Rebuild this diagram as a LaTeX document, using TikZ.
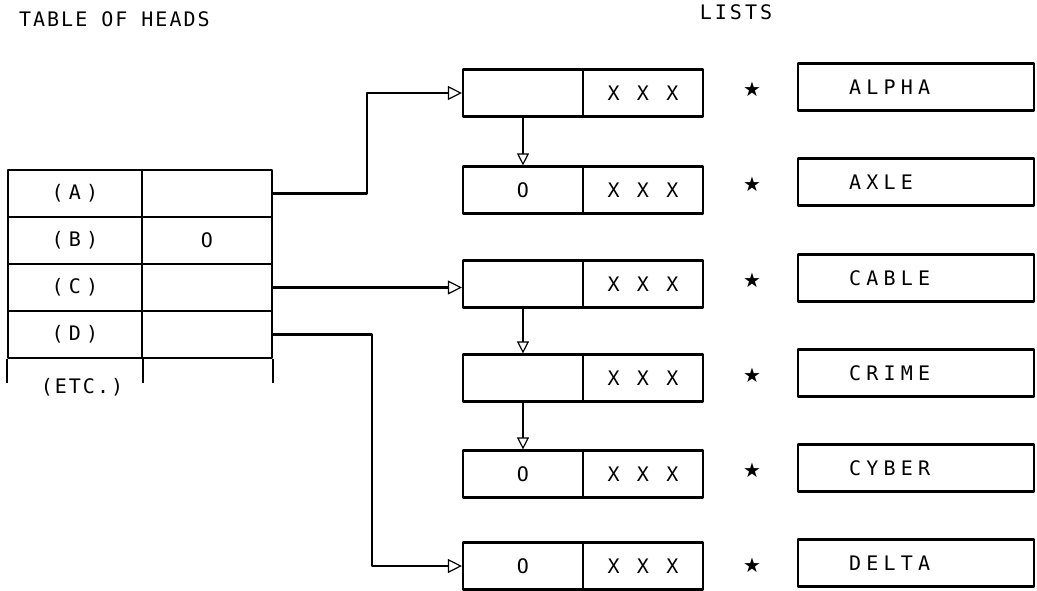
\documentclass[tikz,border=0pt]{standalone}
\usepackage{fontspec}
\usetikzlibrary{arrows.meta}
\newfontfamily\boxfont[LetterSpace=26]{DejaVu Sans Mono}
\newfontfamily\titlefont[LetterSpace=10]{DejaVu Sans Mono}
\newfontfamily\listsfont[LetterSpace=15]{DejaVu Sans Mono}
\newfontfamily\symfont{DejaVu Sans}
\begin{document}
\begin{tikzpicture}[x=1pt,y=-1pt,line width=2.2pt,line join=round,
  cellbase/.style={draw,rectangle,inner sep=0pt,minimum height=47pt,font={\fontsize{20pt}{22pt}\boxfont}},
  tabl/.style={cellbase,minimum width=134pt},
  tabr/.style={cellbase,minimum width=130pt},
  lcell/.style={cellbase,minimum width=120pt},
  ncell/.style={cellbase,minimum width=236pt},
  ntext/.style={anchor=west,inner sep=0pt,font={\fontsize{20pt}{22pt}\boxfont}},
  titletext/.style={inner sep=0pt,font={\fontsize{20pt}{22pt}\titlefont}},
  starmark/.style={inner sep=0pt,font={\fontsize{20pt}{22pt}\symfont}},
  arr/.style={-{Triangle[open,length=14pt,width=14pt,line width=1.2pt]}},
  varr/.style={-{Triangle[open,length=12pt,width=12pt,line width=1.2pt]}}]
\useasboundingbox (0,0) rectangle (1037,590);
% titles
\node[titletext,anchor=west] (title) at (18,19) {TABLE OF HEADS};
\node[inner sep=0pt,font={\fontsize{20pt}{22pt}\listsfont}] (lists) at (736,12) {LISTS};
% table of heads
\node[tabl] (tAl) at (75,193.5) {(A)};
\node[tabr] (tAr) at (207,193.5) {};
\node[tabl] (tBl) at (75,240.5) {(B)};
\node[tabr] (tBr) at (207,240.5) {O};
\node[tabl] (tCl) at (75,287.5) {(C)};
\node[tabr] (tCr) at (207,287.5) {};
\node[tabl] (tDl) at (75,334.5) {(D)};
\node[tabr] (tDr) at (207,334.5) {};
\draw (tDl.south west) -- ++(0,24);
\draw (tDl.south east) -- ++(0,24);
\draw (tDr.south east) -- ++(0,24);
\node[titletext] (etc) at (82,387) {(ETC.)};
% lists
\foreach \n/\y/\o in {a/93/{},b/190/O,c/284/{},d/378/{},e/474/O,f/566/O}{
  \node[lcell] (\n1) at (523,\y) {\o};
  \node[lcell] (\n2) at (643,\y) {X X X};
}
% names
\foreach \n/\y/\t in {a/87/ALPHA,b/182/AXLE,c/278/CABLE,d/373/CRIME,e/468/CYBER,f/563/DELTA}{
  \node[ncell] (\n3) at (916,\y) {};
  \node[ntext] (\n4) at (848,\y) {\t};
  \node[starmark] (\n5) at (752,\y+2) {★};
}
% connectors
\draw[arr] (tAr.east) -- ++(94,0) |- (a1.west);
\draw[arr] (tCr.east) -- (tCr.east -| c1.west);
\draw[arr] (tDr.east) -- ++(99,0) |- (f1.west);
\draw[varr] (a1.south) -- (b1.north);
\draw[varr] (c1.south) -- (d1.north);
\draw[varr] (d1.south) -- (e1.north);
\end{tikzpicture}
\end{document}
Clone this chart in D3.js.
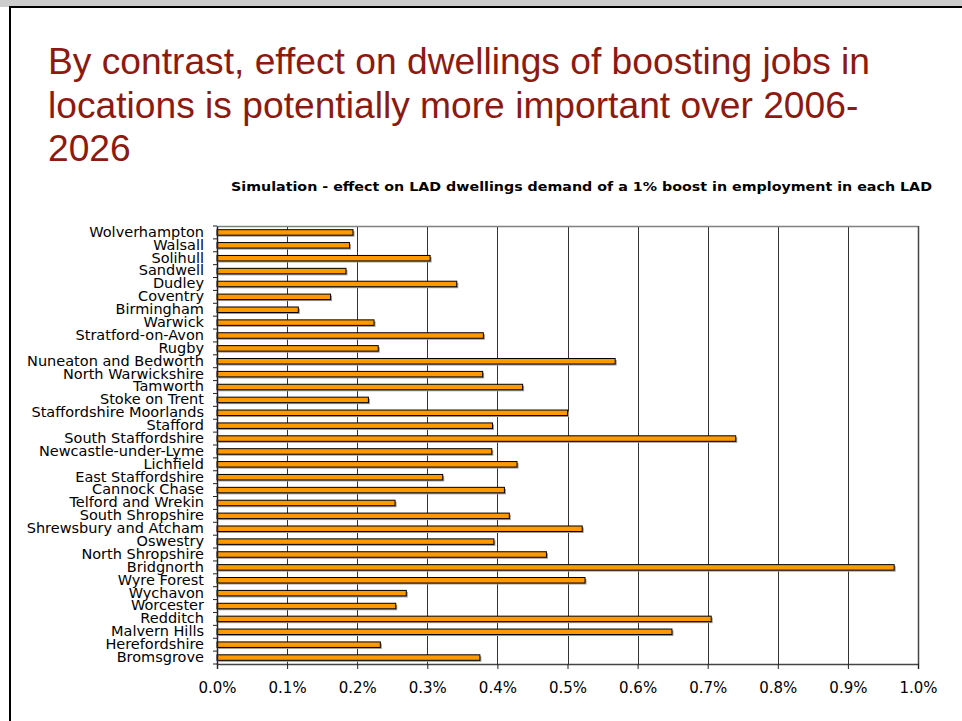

[WHAT IS EXPECTED] Print the full listing exactly, dropping the pictures.

[CORRECT OUTPUT]
Rebuild this diagram as a LaTeX document, using TikZ.
\documentclass[tikz,border=0pt]{standalone}
\usepackage{fontspec}
\usetikzlibrary{arrows.meta}
\newfontfamily\boxfont[LetterSpace=26]{DejaVu Sans Mono}
\newfontfamily\titlefont[LetterSpace=10]{DejaVu Sans Mono}
\newfontfamily\listsfont[LetterSpace=15]{DejaVu Sans Mono}
\newfontfamily\symfont{DejaVu Sans}
\begin{document}
\begin{tikzpicture}[x=1pt,y=-1pt,line width=2.2pt,line join=round,
  cellbase/.style={draw,rectangle,inner sep=0pt,minimum height=47pt,font={\fontsize{20pt}{22pt}\boxfont}},
  tabl/.style={cellbase,minimum width=134pt},
  tabr/.style={cellbase,minimum width=130pt},
  lcell/.style={cellbase,minimum width=120pt},
  ncell/.style={cellbase,minimum width=236pt},
  ntext/.style={anchor=west,inner sep=0pt,font={\fontsize{20pt}{22pt}\boxfont}},
  titletext/.style={inner sep=0pt,font={\fontsize{20pt}{22pt}\titlefont}},
  starmark/.style={inner sep=0pt,font={\fontsize{20pt}{22pt}\symfont}},
  arr/.style={-{Triangle[open,length=14pt,width=14pt,line width=1.2pt]}},
  varr/.style={-{Triangle[open,length=12pt,width=12pt,line width=1.2pt]}}]
\useasboundingbox (0,0) rectangle (1037,590);
% titles
\node[titletext,anchor=west] (title) at (18,19) {TABLE OF HEADS};
\node[inner sep=0pt,font={\fontsize{20pt}{22pt}\listsfont}] (lists) at (736,12) {LISTS};
% table of heads
\node[tabl] (tAl) at (75,193.5) {(A)};
\node[tabr] (tAr) at (207,193.5) {};
\node[tabl] (tBl) at (75,240.5) {(B)};
\node[tabr] (tBr) at (207,240.5) {O};
\node[tabl] (tCl) at (75,287.5) {(C)};
\node[tabr] (tCr) at (207,287.5) {};
\node[tabl] (tDl) at (75,334.5) {(D)};
\node[tabr] (tDr) at (207,334.5) {};
\draw (tDl.south west) -- ++(0,24);
\draw (tDl.south east) -- ++(0,24);
\draw (tDr.south east) -- ++(0,24);
\node[titletext] (etc) at (82,387) {(ETC.)};
% lists
\foreach \n/\y/\o in {a/93/{},b/190/O,c/284/{},d/378/{},e/474/O,f/566/O}{
  \node[lcell] (\n1) at (523,\y) {\o};
  \node[lcell] (\n2) at (643,\y) {X X X};
}
% names
\foreach \n/\y/\t in {a/87/ALPHA,b/182/AXLE,c/278/CABLE,d/373/CRIME,e/468/CYBER,f/563/DELTA}{
  \node[ncell] (\n3) at (916,\y) {};
  \node[ntext] (\n4) at (848,\y) {\t};
  \node[starmark] (\n5) at (752,\y+2) {★};
}
% connectors
\draw[arr] (tAr.east) -- ++(94,0) |- (a1.west);
\draw[arr] (tCr.east) -- (tCr.east -| c1.west);
\draw[arr] (tDr.east) -- ++(99,0) |- (f1.west);
\draw[varr] (a1.south) -- (b1.north);
\draw[varr] (c1.south) -- (d1.north);
\draw[varr] (d1.south) -- (e1.north);
\end{tikzpicture}
\end{document}
Clone this chart in D3.js.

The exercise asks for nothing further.